New York – Tesla, long regarded as the benchmark of innovation in the electric vehicle industry, finds itself grappling with an increasingly challenging market landscape as its latest earnings report reveals weaker-than-expected performance. The company, which has historically exceeded market expectations, delivered results that fell short in revenue and profitability, raising concerns about its ability to maintain its dominant position in the EV sector. Following the earnings release, Tesla’s stock initially plunged by 6% in after-hours trading before recovering slightly as investors assessed the broader implications of the report.

The financial results paint a picture of growing challenges. Tesla’s revenue for the quarter reached $25.7 billion, but this figure was significantly lower than analysts’ projections, falling short by approximately $1.5 billion. Although net income saw a modest 3% increase from the previous year, reaching $2.5 billion, the number still failed to meet expectations. The most significant red flag for investors, however, was the decline in Tesla’s profit margin, which dropped to 13.6%, well below the 16.2% predicted by analysts. For a company that has long relied on its strong margins to maintain investor confidence, this contraction signals increasing pressure on Tesla’s profitability.

The earnings miss is a reflection of a rapidly shifting EV market where competition has reached new levels. In North America, Ford and General Motors have ramped up their electric vehicle efforts, launching models that compete directly with Tesla’s best-selling vehicles. In China, Tesla is facing relentless competition from domestic manufacturers, who have leveraged cost advantages and government incentives to capture significant market share. In Europe, Volkswagen, BMW, and Mercedes-Benz are expanding their electrification efforts, further squeezing Tesla’s foothold in the region. This heightened competition has forced Tesla to reduce prices across several markets, a strategy that has helped sustain demand but at the cost of lower profit margins.

Despite these hurdles, Tesla remains committed to its long-term vision, reaffirming its plans to introduce an affordable electric vehicle in early 2025 and to launch its ambitious autonomous taxi project, the “Cybercab,” by 2026. While these projects have the potential to redefine mobility, investors remain wary given Tesla’s history of delayed production timelines and overly optimistic projections. The company’s ability to deliver on these ambitious plans will be crucial in determining its future trajectory.

Adding another layer of complexity, Tesla is facing increased scrutiny due to its CEO’s political engagements. Elon Musk’s close association with President Donald Trump’s administration and his role in the Department of Government Efficiency (DOGE) have sparked debates over Tesla’s future policy landscape. Trump’s proposal to eliminate the federal EV tax credit could have significant repercussions for Tesla’s consumer base, potentially making its vehicles less accessible and dampening demand.

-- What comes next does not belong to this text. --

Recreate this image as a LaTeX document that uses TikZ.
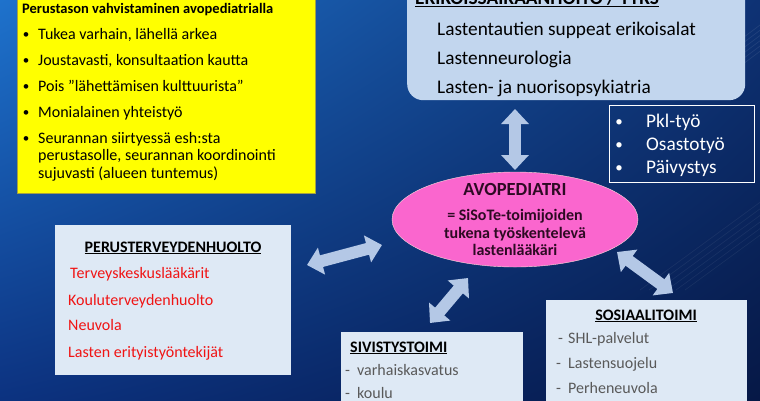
\documentclass[tikz,border=0pt]{standalone}
\usepackage{fontspec}
\setmainfont{Carlito}
\usepackage{tikz}
\usetikzlibrary{arrows.meta}
\usetikzlibrary{shapes.geometric}
\usetikzlibrary{shadings}
\usetikzlibrary{positioning}
\definecolor{bgtl}{RGB}{30,114,204}
\definecolor{bgtr}{RGB}{14,50,116}
\definecolor{bgbl}{RGB}{12,50,128}
\definecolor{bgbr}{RGB}{6,24,70}
\definecolor{ylw}{RGB}{255,255,0}
\definecolor{tyks}{RGB}{194,214,238}
\definecolor{pale}{RGB}{222,233,245}
\definecolor{pinkfill}{RGB}{250,102,206}
\definecolor{arrowblue}{RGB}{180,200,230}
\definecolor{redtxt}{RGB}{240,20,20}
\definecolor{graytxt}{RGB}{89,89,89}
\definecolor{darktxt}{RGB}{45,10,35}

\begin{document}
\begin{tikzpicture}[x=1pt,y=-1pt]
	\useasboundingbox (0,0) rectangle (760,400);
	\shade[upper left=bgtl, upper right=bgtr, lower left=bgbl, lower right=bgbr] (0,0) rectangle (760,400);
	\foreach \i in {0,...,5} {
		\draw[white, opacity=0.08, line width=0.7pt] (700+\i*7,70) -- ++(80,-60);
		\draw[white, opacity=0.06, line width=0.7pt] (640+\i*9,290) -- ++(130,-95);
	}

	% boxes
	\begin{scope}[every node/.style={rectangle, inner sep=0pt, anchor=north west}]
		\node[fill=ylw, draw=yellow!60!black, minimum width=298pt, minimum height=198pt] (perus) at (17,-5) {};
		\node[fill=tyks, rounded corners=16pt, minimum width=338pt, minimum height=125pt] (esh) at (407,-25) {};
		\node[draw=white, line width=1pt, minimum width=145pt, minimum height=77pt] (pkl) at (609,105) {};
		\node[ellipse, fill=pinkfill, draw=pink!60!white, minimum width=246pt, minimum height=95pt, anchor=center] (avo) at (515,219.5) {};
		\node[fill=pale, minimum width=236pt, minimum height=150pt] (tk) at (55,225) {};
		\node[fill=pale, minimum width=182pt, minimum height=80pt] (sivis) at (341,332) {};
		\node[fill=pale, minimum width=201pt, minimum height=110pt] (sos) at (546,300) {};
	\end{scope}

	% texts
	\begin{scope}[every node/.style={inner sep=0pt, anchor=base west},
	              ytext/.style={font=\fontsize{16}{18}\selectfont},
	              ybullet/.style={font=\fontsize{13}{15}\selectfont, anchor=base},
	              etext/.style={font=\fontsize{19.3}{22}\selectfont},
	              rtext/.style={font=\fontsize{16}{18}\selectfont, text=redtxt},
	              gtext/.style={font=\fontsize{16}{18}\selectfont, text=graytxt},
	              head/.style={font=\bfseries\fontsize{16}{18}\selectfont, anchor=base}]
		\node[font=\bfseries\fontsize{14.5}{16}\selectfont] (perush) at (22,13) {Perustason vahvistaminen avopediatrialla};
		\node[ybullet] (pb1) at (26,38) {\textbullet};
		\node[ytext] (p1) at (38,39) {Tukea varhain, lähellä arkea};
		\node[ybullet] (pb2) at (26,64) {\textbullet};
		\node[ytext] (p2) at (38,65) {Joustavasti, konsultaation kautta};
		\node[ybullet] (pb3) at (26,90) {\textbullet};
		\node[ytext] (p3) at (38,91) {Pois ”lähettämisen kulttuurista”};
		\node[ybullet] (pb4) at (26,116) {\textbullet};
		\node[ytext] (p4) at (38,117) {Monialainen yhteistyö};
		\node[ybullet] (pb5) at (26,142) {\textbullet};
		\node[ytext] (p5) at (38,143) {Seurannan siirtyessä esh:sta};
		\node[ytext] (p6) at (38,160) {perustasolle, seurannan koordinointi};
		\node[ytext] (p7) at (38,178) {sujuvasti (alueen tuntemus)};

		\node[font=\bfseries\fontsize{19.3}{22}\selectfont] (eshh) at (415,4) {\underline{ERIKOISSAIRAANHOITO / TYKS}};
		\node[etext] (e1) at (437,35) {Lastentautien suppeat erikoisalat};
		\node[etext] (e2) at (437,64) {Lastenneurologia};
		\node[etext] (e3) at (437,93) {Lasten- ja nuorisopsykiatria};

		\node[ybullet, font=\fontsize{15}{17}\selectfont, text=white] (kb1) at (619,126) {\textbullet};
		\node[etext, text=white] (k1) at (646,127) {Pkl-työ};
		\node[ybullet, font=\fontsize{15}{17}\selectfont, text=white] (kb2) at (619,149) {\textbullet};
		\node[etext, text=white] (k2) at (646,150) {Osastotyö};
		\node[ybullet, font=\fontsize{15}{17}\selectfont, text=white] (kb3) at (619,172) {\textbullet};
		\node[etext, text=white] (k3) at (646,173) {Päivystys};

		\node[head, font=\bfseries\fontsize{18.5}{20}\selectfont, text=darktxt] (avoh) at (515,195) {AVOPEDIATRI};
		\node[head, text=darktxt] (a1) at (515,220) {= SiSoTe-toimijoiden};
		\node[head, text=darktxt] (a2) at (515,238) {tukena työskentelevä};
		\node[head, text=darktxt] (a3) at (515,255) {lastenlääkäri};

		\node[head] (tkh) at (173,252) {\underline{PERUSTERVEYDENHUOLTO}};
		\node[rtext] (t1) at (70,278) {Terveyskeskuslääkärit};
		\node[rtext] (t2) at (68,305) {Kouluterveydenhuolto};
		\node[rtext] (t3) at (68,330) {Neuvola};
		\node[rtext] (t4) at (68,357) {Lasten erityistyöntekijät};

		\node[head, anchor=base west] (sivh) at (350,352) {\underline{SIVISTYSTOIMI}};
		\node[gtext] (sd1) at (345,375) {-};
		\node[gtext] (s1) at (357,375) {varhaiskasvatus};
		\node[gtext] (sd2) at (345,398) {-};
		\node[gtext] (s2) at (357,398) {koulu};

		\node[head] (sosh) at (646,320) {\underline{SOSIAALITOIMI}};
		\node[gtext] (od1) at (558,343) {-};
		\node[gtext] (o1) at (568,343) {SHL-palvelut};
		\node[gtext] (od2) at (556,368) {-};
		\node[gtext] (o2) at (568,368) {Lastensuojelu};
		\node[gtext] (od3) at (556,393) {-};
		\node[gtext] (o3) at (568,393) {Perheneuvola};
	\end{scope}

	% arrow ends
	\coordinate (eshS) at (515,109);
	\coordinate (avoN) at (515,170);
	\coordinate (tkE) at (307,265);
	\coordinate (avoW) at (382,245);
	\coordinate (avoSW) at (468,278);
	\coordinate (sivisN) at (430,323);
	\coordinate (avoSE) at (617,252);
	\coordinate (sosN) at (673,293);

	\begin{scope}[>={Triangle[width=27pt,length=15pt]},
	              every edge/.style={draw=arrowblue, line width=12pt, <->}]
		\path (eshS) edge (avoN);
		\path (tkE) edge (avoW);
		\path (avoSW) edge (sivisN);
		\path (avoSE) edge (sosN);
	\end{scope}
\end{tikzpicture}
\end{document}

Furthermore, Musk’s vocal support for far-right political movements in Europe has raised concerns that Tesla’s brand, long associated with innovation and sustainability, could become increasingly polarizing. With a customer base that includes a significant portion of progressive, environmentally conscious buyers, any misalignment in political perception could impact brand loyalty and sales.

Tesla enters 2025 at a crossroads, facing financial, competitive, and political challenges that could shape the company’s future in ways few could have predicted. Investors, industry observers, and consumers alike will be watching closely as Tesla charts its course in an increasingly uncertain landscape.